* Set exercise *
Reproduce the lines of the material exactly, excluding every image.

* Recorded information *
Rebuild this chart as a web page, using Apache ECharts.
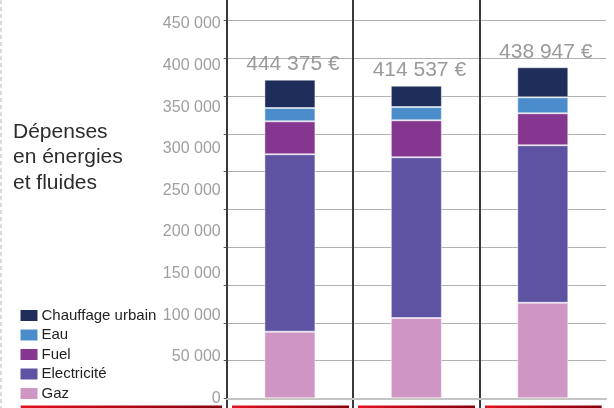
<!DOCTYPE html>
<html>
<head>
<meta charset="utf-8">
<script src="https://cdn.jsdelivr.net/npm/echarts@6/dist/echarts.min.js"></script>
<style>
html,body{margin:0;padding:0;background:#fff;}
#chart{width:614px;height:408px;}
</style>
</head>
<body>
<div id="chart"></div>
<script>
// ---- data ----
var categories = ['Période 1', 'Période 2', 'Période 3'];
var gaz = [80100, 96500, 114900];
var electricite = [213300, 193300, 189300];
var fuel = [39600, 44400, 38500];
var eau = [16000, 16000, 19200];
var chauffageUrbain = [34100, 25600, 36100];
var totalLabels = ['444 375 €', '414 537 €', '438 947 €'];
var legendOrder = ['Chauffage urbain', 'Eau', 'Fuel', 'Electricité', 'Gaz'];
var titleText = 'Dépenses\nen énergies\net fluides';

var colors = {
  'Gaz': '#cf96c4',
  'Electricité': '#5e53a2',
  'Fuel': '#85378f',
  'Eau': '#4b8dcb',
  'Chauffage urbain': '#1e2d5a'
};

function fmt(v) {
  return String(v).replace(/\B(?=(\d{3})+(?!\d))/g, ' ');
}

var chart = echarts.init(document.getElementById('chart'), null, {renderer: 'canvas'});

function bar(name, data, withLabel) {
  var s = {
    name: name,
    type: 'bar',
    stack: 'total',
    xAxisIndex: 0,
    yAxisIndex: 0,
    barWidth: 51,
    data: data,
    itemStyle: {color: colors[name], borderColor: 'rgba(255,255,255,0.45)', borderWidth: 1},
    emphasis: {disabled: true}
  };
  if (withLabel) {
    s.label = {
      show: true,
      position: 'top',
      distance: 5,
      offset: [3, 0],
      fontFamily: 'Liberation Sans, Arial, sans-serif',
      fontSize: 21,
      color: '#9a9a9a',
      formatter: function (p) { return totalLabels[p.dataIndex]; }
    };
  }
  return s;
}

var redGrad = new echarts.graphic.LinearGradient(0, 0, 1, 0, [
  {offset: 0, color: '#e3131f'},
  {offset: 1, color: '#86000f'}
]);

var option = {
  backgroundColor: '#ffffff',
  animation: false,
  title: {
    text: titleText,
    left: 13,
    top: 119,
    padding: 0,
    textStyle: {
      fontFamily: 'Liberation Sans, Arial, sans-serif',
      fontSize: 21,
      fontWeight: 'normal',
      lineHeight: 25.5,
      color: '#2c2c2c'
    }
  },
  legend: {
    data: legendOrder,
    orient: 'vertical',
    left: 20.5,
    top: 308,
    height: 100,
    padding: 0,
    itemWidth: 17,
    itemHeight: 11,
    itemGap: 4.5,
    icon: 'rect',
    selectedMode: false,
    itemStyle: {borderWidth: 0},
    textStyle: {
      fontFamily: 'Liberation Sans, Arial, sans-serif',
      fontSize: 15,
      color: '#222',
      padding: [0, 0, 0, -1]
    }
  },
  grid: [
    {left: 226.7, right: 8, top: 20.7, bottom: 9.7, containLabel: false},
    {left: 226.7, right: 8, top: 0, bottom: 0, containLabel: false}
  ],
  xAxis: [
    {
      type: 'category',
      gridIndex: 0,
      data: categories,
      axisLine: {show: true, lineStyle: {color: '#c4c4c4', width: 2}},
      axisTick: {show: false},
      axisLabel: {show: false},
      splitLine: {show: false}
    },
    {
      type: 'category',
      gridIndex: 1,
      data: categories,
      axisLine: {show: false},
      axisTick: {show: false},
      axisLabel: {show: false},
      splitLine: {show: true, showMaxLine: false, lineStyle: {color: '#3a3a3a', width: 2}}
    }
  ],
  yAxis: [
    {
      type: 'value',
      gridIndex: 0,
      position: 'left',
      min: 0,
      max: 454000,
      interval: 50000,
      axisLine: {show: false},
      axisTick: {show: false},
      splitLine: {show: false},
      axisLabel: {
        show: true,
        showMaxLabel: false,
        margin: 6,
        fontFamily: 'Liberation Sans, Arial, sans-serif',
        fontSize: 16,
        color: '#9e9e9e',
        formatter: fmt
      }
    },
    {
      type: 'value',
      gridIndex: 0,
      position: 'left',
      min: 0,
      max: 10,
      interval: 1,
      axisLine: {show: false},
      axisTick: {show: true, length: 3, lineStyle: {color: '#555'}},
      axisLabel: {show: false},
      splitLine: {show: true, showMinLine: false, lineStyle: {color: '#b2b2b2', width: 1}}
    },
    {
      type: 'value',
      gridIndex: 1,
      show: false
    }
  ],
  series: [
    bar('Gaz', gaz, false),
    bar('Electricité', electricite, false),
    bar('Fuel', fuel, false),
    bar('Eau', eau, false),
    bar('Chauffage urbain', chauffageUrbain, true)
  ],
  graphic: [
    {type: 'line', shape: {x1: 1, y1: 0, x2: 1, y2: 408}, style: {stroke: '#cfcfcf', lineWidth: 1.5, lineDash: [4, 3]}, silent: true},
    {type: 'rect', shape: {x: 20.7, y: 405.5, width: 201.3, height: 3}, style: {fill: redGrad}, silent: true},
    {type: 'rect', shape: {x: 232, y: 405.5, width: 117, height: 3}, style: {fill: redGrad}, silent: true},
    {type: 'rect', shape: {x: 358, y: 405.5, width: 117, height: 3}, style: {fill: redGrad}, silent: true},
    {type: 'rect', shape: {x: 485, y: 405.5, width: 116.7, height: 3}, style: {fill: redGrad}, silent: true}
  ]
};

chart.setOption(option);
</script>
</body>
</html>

* Completed exercise *
Rebuild this chart as a web page, using Apache ECharts.
<!DOCTYPE html>
<html>
<head>
<meta charset="utf-8">
<script src="https://cdn.jsdelivr.net/npm/echarts@6/dist/echarts.min.js"></script>
<style>
html,body{margin:0;padding:0;background:#fff;}
#chart{width:614px;height:408px;}
</style>
</head>
<body>
<div id="chart"></div>
<script>
// ---- data ----
var categories = ['Période 1', 'Période 2', 'Période 3'];
var gaz = [80100, 96500, 114900];
var electricite = [213300, 193300, 189300];
var fuel = [39600, 44400, 38500];
var eau = [16000, 16000, 19200];
var chauffageUrbain = [34100, 25600, 36100];
var totalLabels = ['444 375 €', '414 537 €', '438 947 €'];
var legendOrder = ['Chauffage urbain', 'Eau', 'Fuel', 'Electricité', 'Gaz'];
var titleText = 'Dépenses\nen énergies\net fluides';

var colors = {
  'Gaz': '#cf96c4',
  'Electricité': '#5e53a2',
  'Fuel': '#85378f',
  'Eau': '#4b8dcb',
  'Chauffage urbain': '#1e2d5a'
};

function fmt(v) {
  return String(v).replace(/\B(?=(\d{3})+(?!\d))/g, ' ');
}

var chart = echarts.init(document.getElementById('chart'), null, {renderer: 'canvas'});

function bar(name, data, withLabel) {
  var s = {
    name: name,
    type: 'bar',
    stack: 'total',
    xAxisIndex: 0,
    yAxisIndex: 0,
    barWidth: 51,
    data: data,
    itemStyle: {color: colors[name], borderColor: 'rgba(255,255,255,0.45)', borderWidth: 1},
    emphasis: {disabled: true}
  };
  if (withLabel) {
    s.label = {
      show: true,
      position: 'top',
      distance: 5,
      offset: [3, 0],
      fontFamily: 'Liberation Sans, Arial, sans-serif',
      fontSize: 21,
      color: '#9a9a9a',
      formatter: function (p) { return totalLabels[p.dataIndex]; }
    };
  }
  return s;
}

var redGrad = new echarts.graphic.LinearGradient(0, 0, 1, 0, [
  {offset: 0, color: '#e3131f'},
  {offset: 1, color: '#86000f'}
]);

var option = {
  backgroundColor: '#ffffff',
  animation: false,
  title: {
    text: titleText,
    left: 13,
    top: 119,
    padding: 0,
    textStyle: {
      fontFamily: 'Liberation Sans, Arial, sans-serif',
      fontSize: 21,
      fontWeight: 'normal',
      lineHeight: 25.5,
      color: '#2c2c2c'
    }
  },
  legend: {
    data: legendOrder,
    orient: 'vertical',
    left: 20.5,
    top: 308,
    height: 100,
    padding: 0,
    itemWidth: 17,
    itemHeight: 11,
    itemGap: 4.5,
    icon: 'rect',
    selectedMode: false,
    itemStyle: {borderWidth: 0},
    textStyle: {
      fontFamily: 'Liberation Sans, Arial, sans-serif',
      fontSize: 15,
      color: '#222',
      padding: [0, 0, 0, -1]
    }
  },
  grid: [
    {left: 226.7, right: 8, top: 20.7, bottom: 9.7, containLabel: false},
    {left: 226.7, right: 8, top: 0, bottom: 0, containLabel: false}
  ],
  xAxis: [
    {
      type: 'category',
      gridIndex: 0,
      data: categories,
      axisLine: {show: true, lineStyle: {color: '#c4c4c4', width: 2}},
      axisTick: {show: false},
      axisLabel: {show: false},
      splitLine: {show: false}
    },
    {
      type: 'category',
      gridIndex: 1,
      data: categories,
      axisLine: {show: false},
      axisTick: {show: false},
      axisLabel: {show: false},
      splitLine: {show: true, showMaxLine: false, lineStyle: {color: '#3a3a3a', width: 2}}
    }
  ],
  yAxis: [
    {
      type: 'value',
      gridIndex: 0,
      position: 'left',
      min: 0,
      max: 454000,
      interval: 50000,
      axisLine: {show: false},
      axisTick: {show: false},
      splitLine: {show: false},
      axisLabel: {
        show: true,
        showMaxLabel: false,
        margin: 6,
        fontFamily: 'Liberation Sans, Arial, sans-serif',
        fontSize: 16,
        color: '#9e9e9e',
        formatter: fmt
      }
    },
    {
      type: 'value',
      gridIndex: 0,
      position: 'left',
      min: 0,
      max: 10,
      interval: 1,
      axisLine: {show: false},
      axisTick: {show: true, length: 3, lineStyle: {color: '#555'}},
      axisLabel: {show: false},
      splitLine: {show: true, showMinLine: false, lineStyle: {color: '#b2b2b2', width: 1}}
    },
    {
      type: 'value',
      gridIndex: 1,
      show: false
    }
  ],
  series: [
    bar('Gaz', gaz, false),
    bar('Electricité', electricite, false),
    bar('Fuel', fuel, false),
    bar('Eau', eau, false),
    bar('Chauffage urbain', chauffageUrbain, true)
  ],
  graphic: [
    {type: 'line', shape: {x1: 1, y1: 0, x2: 1, y2: 408}, style: {stroke: '#cfcfcf', lineWidth: 1.5, lineDash: [4, 3]}, silent: true},
    {type: 'rect', shape: {x: 20.7, y: 405.5, width: 201.3, height: 3}, style: {fill: redGrad}, silent: true},
    {type: 'rect', shape: {x: 232, y: 405.5, width: 117, height: 3}, style: {fill: redGrad}, silent: true},
    {type: 'rect', shape: {x: 358, y: 405.5, width: 117, height: 3}, style: {fill: redGrad}, silent: true},
    {type: 'rect', shape: {x: 485, y: 405.5, width: 116.7, height: 3}, style: {fill: redGrad}, silent: true}
  ]
};

chart.setOption(option);
</script>
</body>
</html>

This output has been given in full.